NAEA Standards
Grade Level: 5–8
Students will be introduced to the Greek myth of Pandora by critically analyzing Odilon Redon’s painting Pandora. They will then create their own box with both two- and three-dimensional symbols that represent an emotion to be contained inside of the box and then released to the world.
Odilon Redon
French, 1840–1916
Pandora, 1910/1912
oil on canvas, 143.5 x 62.9 cm (56 1/2 x 24 3/4 in.)
National Gallery of Art, Chester Dale Collection
NAEA Standards
| 1-A | Students select media, techniques, and processes; analyze what makes them effective or not effective in communicating ideas; and reflect upon the effectiveness of their choices. |
| 1-B | Students intentionally take advantage of the qualities and characteristics of art media, techniques, and processes to enhance communication of their experiences and ideas. |
| 2-C | Students select and use the qualities of structures and functions of art to improve communication of their ideas. |
| 3-B | Students use subjects, themes, and symbols that demonstrate knowledge of contexts, values, and aesthetics that communicate intended meaning in artworks. |
CURRICULUM CONNECTIONS
MATERIALS
WARM-UP QUESTION
What do you think is about to happen in this painting?
BACKGROUND
According to Greek mythology, in the beginning the earth was free from toil and misery. The land was covered with flowers and the rivers flowed with milk and honey. Earth was inhabited only by men, who had been created by Prometheus. He made them of clay and modeled them after the gods, which angered Zeus, the king of the gods. When Prometheus offended Zeus again by stealing fire from heaven to give to man, Zeus exacted revenge. He ordered Hephaestus, the god of the forge, to create Pandora, the first woman. The gods gave her many traits including beauty, curiosity, charm, and cleverness. Hence her name “Pandora,” meaning “all gifted” or, alternately, “a gift to all.”
Before he left Pandora on earth, Zeus handed her a beautiful box saying, “This is my own special gift to you. Don’t ever open it.” As Zeus anticipated, Pandora’s curiosity got the best of her, and she opened the box, ending earthly paradise. From the small chest flew troubles and woes—sorrow, disease, vice, violence, greed, madness, old age, death—to plague humankind forever. However, Zeus did not realize that hope had been secretly added to the box by Promethesus. When Pandora opened the box and released trouble and woe into the world, hope was there to help people survive.
Pandora was created by French painter Odilon Redon, who lived at the same time as the impressionist artists. While they painted the life they saw around them—the French countryside, the bustle of Paris—Redon painted from his imagination. He suffered a lonely childhood, shut away as an invalid much of the time.
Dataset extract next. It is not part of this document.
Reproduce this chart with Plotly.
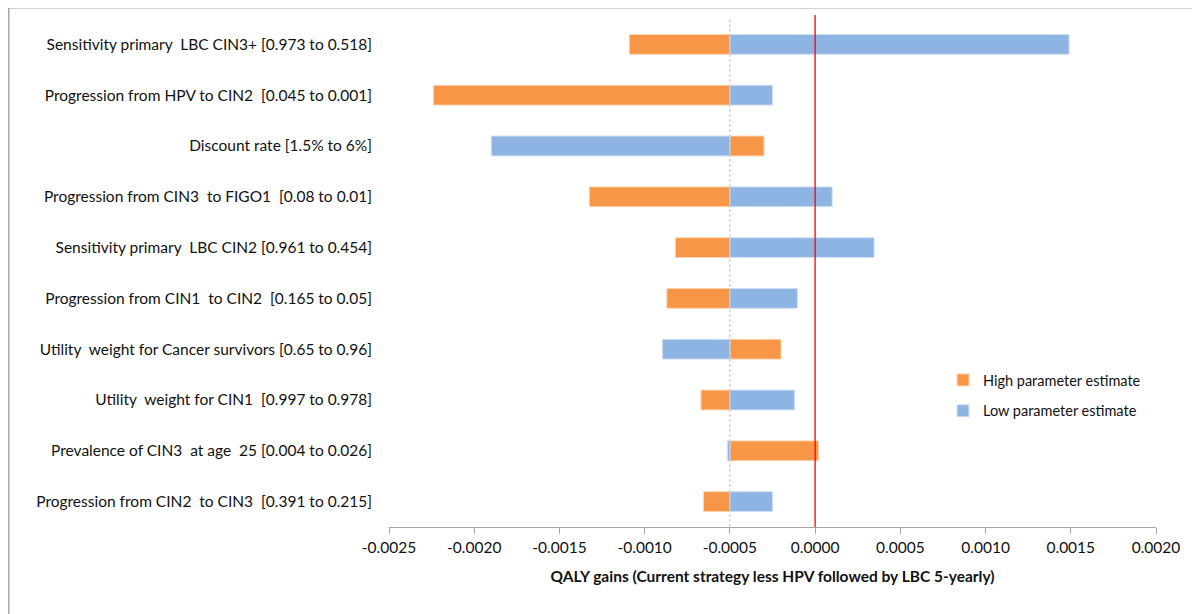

He once wrote to a friend, “The events that left their mark on me happened in days gone by, in my head.” He was known as a mystic and a dreamer who was interested in exploring “a reality that is felt.” That is shown here by his concentration on Pandora’s fascination with the gift prior to her opening it. Her attention is fixed on the gift box. In other paintings of the same subject, the consequences of her curiosity are more often portrayed whereas in Redon’s version, Pandora is surrounded by golden shapes, which symbolize an earthly paradise before the box was opened.
GUIDED PRACTICE
ACTIVITY
Students will design their own box to release an emotion of their choosing into the world:
EXTENSION
Each student will select one box that they are most curious about. Before they open it, they will write the emotion they think the box is trying to convey and what the contents inside may be. Then, open the boxes and see how close they came to guessing it right!